Deuxième priorité, l'indispensable chantier de la répartition des tâches entre les communes et le canton. Ce chantier devra se conduire en parallèle à celui de la réforme de la fiscalité communale et de la péréquation. Derrière ces mots techniques se cache une réalité simple : comment assurer que les communes et le canton assurent les prestations publiques sans doublons, sans complexités inutiles, et se répartissent les ressources fiscales de manière cohérente avec les charges à assumer. Cette réforme de la territorialité, que l'assemblée constituante n'a pas pu réaliser, il appartiendra au Conseil d'Etat et au Grand Conseil, en collaboration étroite avec les communes, de la faire aboutir au cours des prochaines années. Citation :

Nous sommes le canton où les habitants paient le plus d'impôts en regard des prestations offertes, sans pour autant être en mesure de réduire notre dette. C'est donc tous les liens entre le canton et les communes genevoises qui doivent être revus. La fiscalité doit être perçue au lieu de domicile car l'essentiel des charges est lié à la présence d'habitants. Les doublons doivent être supprimés et les compétences réparties de manière claire. Cela touchera toutes les politiques et concernera aussi nos participations dans nos régies publiques. Tout cela doit nous permettre de servir mieux nos concitoyens, à moindre coût pour le contribuable

Outre ces deux chantiers majeurs, le discours de Saint-Pierre laisse une place importante à la Genève internationale, comme le veut la nouvelle constitution qui assigne cette responsabilité au président. C'était l'un des moments émouvants de ce discours :

Notre Conseil d'Etat n'oublie pas qu'il n'est, certes, qu'un gouvernement cantonal parmi vingt-six. Mais ce canton est Genève et Genève n'est pas rien. En ce jour de 65e anniversaire de la déclaration universelle des droits de l'homme, souvenons-nous que dans tous les pays en guerre ou en crise humanitaire, lorsque tout espoir semble disparu, les secours parviennent encore par des véhicules où l'on peut lire en français: "Comité international, Genève". Quand le monde tremble devant la menace d'une crise nucléaire en Iran, c'est à Genève que les grandes puissances renouent le dialogue. Quand le peuple syrien pleure ses morts, c'est encore vers Genève que se portent tous les espoirs.

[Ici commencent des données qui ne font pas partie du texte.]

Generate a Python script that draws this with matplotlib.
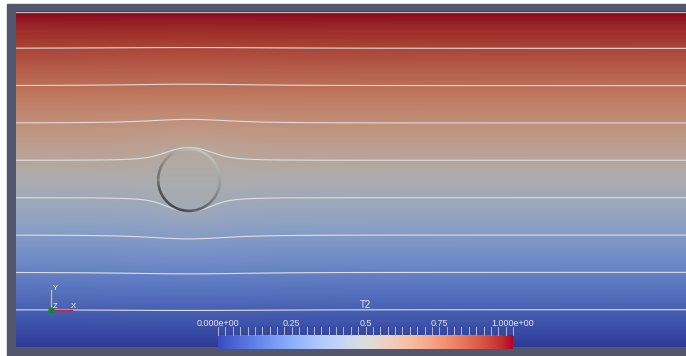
import matplotlib.pyplot as plt
import numpy as np
from matplotlib.colors import ListedColormap
from matplotlib.collections import LineCollection

# scene data (domain units: height 1, width ~2)
domain_w = 1.994
domain_h = 1.0
cyl_center = (0.515, 0.497)
cyl_radius = 0.092
cyl_strength = 0.45          # how strongly the inclusion bends the isotherms
cyl_decay = 1.5
contour_levels = [0.1111, 0.2222, 0.3333, 0.4444, 0.5556, 0.6667, 0.7778, 0.8889, 1.0]
bar_ticks = [0.0, 0.25, 0.5, 0.75, 1.0]
bar_labels = ['0.000e+00', '0.25', '0.5', '0.75', '1.000e+00']
bar_title = 'T2'
shade = 0.78                 # lighting dims the surface relative to the legend

W, H = 686, 356
fig = plt.figure(figsize=(W / 100, H / 100), dpi=100)
fig.patch.set_facecolor('white')

# background frame
bg = fig.add_axes([0, 0, 1, 1])
bg.set_xlim(0, W)
bg.set_ylim(H, 0)
bg.axis('off')
bg.add_patch(plt.Rectangle((7, 4), W - 7, H - 4, color='#52576e', zorder=0))

# temperature field
x0, x1, y0, y1 = 16, 686, 11, 347
dom = fig.add_axes([x0 / W, (H - y1) / H, (x1 - x0) / W, (y1 - y0) / H])
dom.set_xlim(0, domain_w)
dom.set_ylim(0, domain_h)
dom.axis('off')

xs = np.linspace(0, domain_w, 900)
ys = np.linspace(0, domain_h, 460)
X, Y = np.meshgrid(xs, ys)
cx, cy = cyl_center
r2 = (X - cx) ** 2 + (Y - cy) ** 2
a2 = cyl_radius ** 2
T = np.where(r2 > a2,
             cy + (Y - cy) * (1 - cyl_strength * (a2 / np.maximum(r2, 1e-9)) ** cyl_decay),
             cy + (Y - cy) * (1 - cyl_strength))
T = np.clip(T, 0, 1)

base = plt.get_cmap('coolwarm')
cols = base(np.linspace(0, 1, 256))
cols[:, :3] *= shade
surf_cmap = ListedColormap(cols)

dom.imshow(T, extent=(0, domain_w, 0, domain_h), origin='lower',
           cmap=surf_cmap, vmin=0, vmax=1, aspect='auto', interpolation='bilinear')
dom.contour(X, Y, T, levels=contour_levels[:-1], colors='#dedede', linewidths=0.8)
dom.axhline(contour_levels[-1] - 0.002, color='#c8b0b4', lw=1.0)

# cylinder outline with shaded look
th = np.linspace(0, 2 * np.pi, 200)
px = cx + cyl_radius * np.cos(th)
py = cy + cyl_radius * np.sin(th)
pts = np.array([px, py]).T.reshape(-1, 1, 2)
segs = np.concatenate([pts[:-1], pts[1:]], axis=1)
light = 0.5 + 0.5 * np.cos(th[:-1] - np.pi / 3)
gray = 0.22 + 0.55 * light
seg_cols = np.stack([gray, gray, gray * 0.98, np.ones_like(gray)], axis=1)
dom.add_collection(LineCollection(segs, colors=seg_cols, linewidths=1.8))

# overlay for legend and triad
ov = fig.add_axes([0, 0, 1, 1])
ov.axis('off')
ov.patch.set_alpha(0)

bx0, bx1, by0, by1 = 218, 513, 335, 349
grad = np.linspace(0, 1, 256).reshape(1, -1)
ov.imshow(grad, extent=(bx0, bx1, by1, by0), cmap='coolwarm', aspect='auto', zorder=3)
ov.set_xlim(0, W)
ov.set_ylim(H, 0)
for v in np.linspace(0, 1, 41):
    xv = bx0 + v * (bx1 - bx0)
    ov.plot([xv, xv], [327, by0], color='#c8c8d2', lw=0.6, zorder=4)
font = ['Liberation Sans', 'DejaVu Sans']
for v, lab in zip(bar_ticks, bar_labels):
    xv = bx0 + v * (bx1 - bx0)
    ov.text(xv, 323, lab, color='#e6e6e6', fontsize=6.5, family=font,
            ha='center', va='center', zorder=4)
ov.text(365, 305, bar_title, color='#e6e6e6', fontsize=7, family=font,
        ha='center', va='center', zorder=4)

# orientation triad
ox, oy = 51, 310
ov.plot([ox, ox], [oy, 290], color='#d8d800', lw=0.9, zorder=4)
ov.plot([ox, 72], [oy, oy], color='#d02020', lw=0.9, zorder=4)
ov.plot([ox], [oy], 'o', color='#108a20', ms=3.5, zorder=5)
ov.text(53, 289, 'Y', color='white', fontsize=5.5, family=font, va='center', zorder=5)
ov.text(71, 307, 'X', color='white', fontsize=5.5, family=font, va='center', zorder=5)
ov.text(53, 306, 'Z', color='white', fontsize=5.5, family=font, va='center', zorder=5)

fig.savefig('out.png', dpi=100, facecolor=fig.get_facecolor())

Cela signifie des efforts importants pour permettre la rénovation des organisations internationales, le maintien d'une desserte aérienne de tout premier plan grâce à l'aéroport, mais aussi un cadre politique et juridique stable.

Dans le contexte politique actuel, le gouvernement a choisi aussi de confirmer son soutien fort aux accords bilatéraux « qui ont rendu la prospérité à notre canton », et a rappelé la nécessité d'un dialogue avec nos voisins vaudois et français pour gérer ensemble ce « précieux territoire que nous avons en partage : le Grand Genève ». Précisant qu'il y a plus d'un siècle, Genève était moins frileuse puisqu'elle ouvrait en 1857 une ligne de chemin de fer vers Lyon, puis l'année suivante vers Lausanne, et créait ensuite des lignes de trams jusqu'à Gex, Douvaine, Annemasse ou Saint-Julien. L'Europe est présente également dans le Discours de Saint-Pierre, qui rappelle que c'est à l'Union Européenne que nous devrons d'accueillir à Genève le « Human Brain Project », qui fera de Genève (grâce aussi à l'EPFL) la capitale mondiale de la recherche sur le cerveau, un programme budgété à 1 milliard d'euros !

Enfin, le discours de Saint-Pierre rappelle les objectifs du Conseil d'Etat en matière de sécurité (la politique mise en place par les PLR Pierre Maudet et Olivier Jornot). Il confirme la nécessité impérieuse de construire des quartiers denses et de qualité, si nous voulons loger les 100'000 Genevois qui ont aujourd'hui moins de 20 ans « et non les contraindre à s'expatrier », tout en protégeant la zone agricole et notre paysage. Un message clair en vue de la votation du 9 février, où il s'agira de permettre une utilisation rationnelle du sol en zone de développement, afin de libérer des espaces publics, d'atténuer la pression sur la zone agricole et sur la zone villas. S'agissant du domaine scolaire, le discours promet ce que nous espérons depuis longtemps : « Nous réduirons les structures bureaucratiques afin de redonner de l'espace aux enseignants de terrain ». Une « école de qualité, où l'on travaille plus et mieux » et où l'on met en valeur « les mérites » des élèves. Le PLR veillera à ce que ces objectifs se matérialisent concrètement.

La prochaine étape est connue : le Conseil d'Etat a maintenant six mois pour élaborer un programme de législature plus précis, qui indiquera comment ces objectifs devront être atteints. C'est à ce moment-là que nous verrons plus clairement si la collégialité affichée et les ambitions de ce nouveau collège se concrétisent dans les faits.